Celebrating National Nurses Day
Today marks the first day of National Nurses Week honoring our Nation’s caregivers. We would like to give a big thank you to all registered nurses and especially to our senior caregivers.
National Nurses Week is celebrated the week of Florence Nightingale’s birthday on May 12th. Florence Nightingale, born in 1820 and died in 1910, was an English social reformer and statistician and the founder of modern nursing.
“I solemnly pledge myself before God and in the presence of this assembly, to pass my life in purity and to practice my profession faithfully. I will abstain from whatever is deleterious and mischievous, and will not take or knowingly administer any harmful drug. I will do all in my power to maintain and elevate the standard of my profession, and will hold in confidence all personal matters committed to my keeping and all family affairs coming to my knowledge in the practice of my calling. With loyalty will I endeavor to aid the physician in his work, and devote myself to the welfare of those committed to my care.” – Florence Nightingale’s Pledge as the founder of modern nursing.
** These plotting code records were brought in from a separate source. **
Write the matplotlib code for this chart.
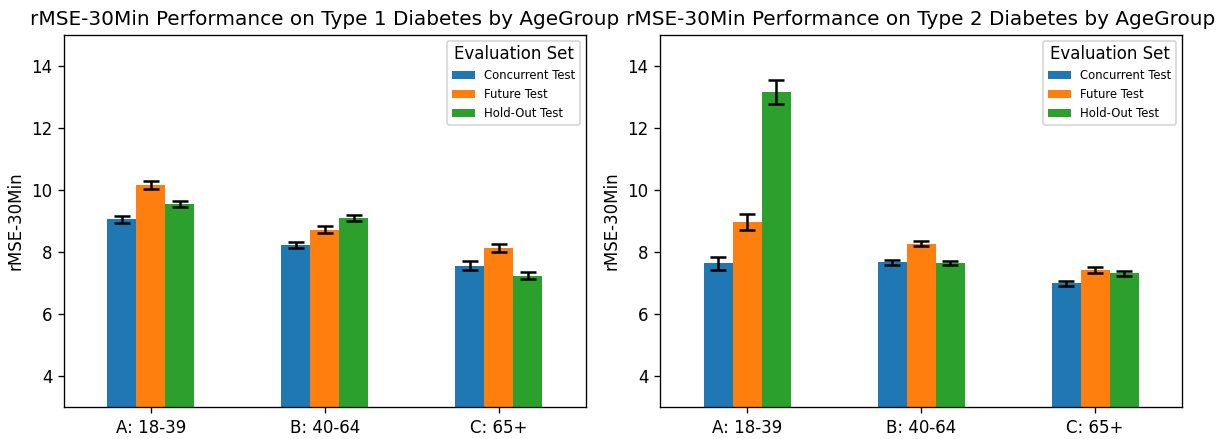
import matplotlib.pyplot as plt
import numpy as np

# Age groups and evaluation sets
AGE_GROUPS = ['A: 18-39', 'B: 40-64', 'C: 65+']
EVAL_SETS = ['Concurrent Test', 'Future Test', 'Hold-Out Test']

# rMSE-30Min mean per age group (rows: eval sets)
T1_MEAN = [[9.05, 8.22, 7.56],
           [10.16, 8.72, 8.14],
           [9.55, 9.09, 7.24]]
T1_ERR = [[0.12, 0.10, 0.14],
          [0.13, 0.11, 0.13],
          [0.10, 0.09, 0.11]]

T2_MEAN = [[7.64, 7.67, 6.99],
           [8.96, 8.27, 7.42],
           [13.16, 7.64, 7.31]]
T2_ERR = [[0.21, 0.08, 0.09],
          [0.25, 0.075, 0.09],
          [0.38, 0.075, 0.09]]

COLORS = ['#1f77b4', '#ff7f0e', '#2ca02c']


def plot_panel(ax, mean, err, title):
    x = np.arange(len(AGE_GROUPS))
    width = 0.5 / len(EVAL_SETS)
    for ii in range(len(EVAL_SETS)):
        offset = (ii - 1) * width
        ax.bar(x + offset, mean[ii], width, yerr=err[ii], color=COLORS[ii],
               label=EVAL_SETS[ii], capsize=5,
               error_kw={'elinewidth': 1.5, 'capthick': 1.5})
    ax.set_xticks(x)
    ax.set_xticklabels(AGE_GROUPS)
    ax.set_xlim(-0.5, 2.5)
    ax.set_ylim(3, 15)
    ax.set_ylabel('rMSE-30Min')
    ax.set_title(title)
    ax.legend(title='Evaluation Set', loc='upper right', fontsize=7,
              title_fontsize=10)


fig = plt.figure(figsize=(1228 / 120, 439 / 120), dpi=120)
ax1 = fig.add_axes([0.0521, 0.0729, 0.4251, 0.8474])
ax2 = fig.add_axes([0.5375, 0.0729, 0.4251, 0.8474])

plot_panel(ax1, T1_MEAN, T1_ERR, 'rMSE-30Min Performance on Type 1 Diabetes by AgeGroup')
plot_panel(ax2, T2_MEAN, T2_ERR, 'rMSE-30Min Performance on Type 2 Diabetes by AgeGroup')

fig.savefig('out.png', dpi=120)
plt.close()
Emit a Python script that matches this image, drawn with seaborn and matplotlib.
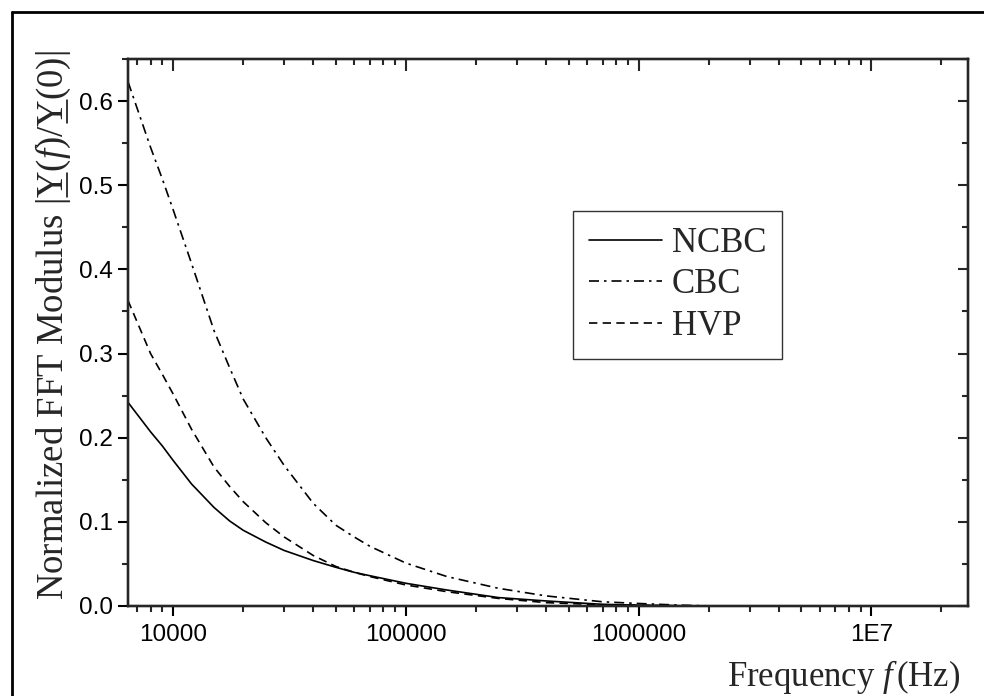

United States Representative, Frances P Bolton, sponsored a bill for National Nurses Day in 1955, a year after the 100th anniversary of Florence Nightingale’s mission to Crimea. Unfortunately the bill saw no action from the government.
It wasn’t until March 25, 1982, when President Ronald Reagan signed a proclamation that National Nurses week started to become a nationally celebrated day.
This coming week, tell your nurse, your mother who is a nurse or your friend, Happy Nurses Week and say thanks for all that they do!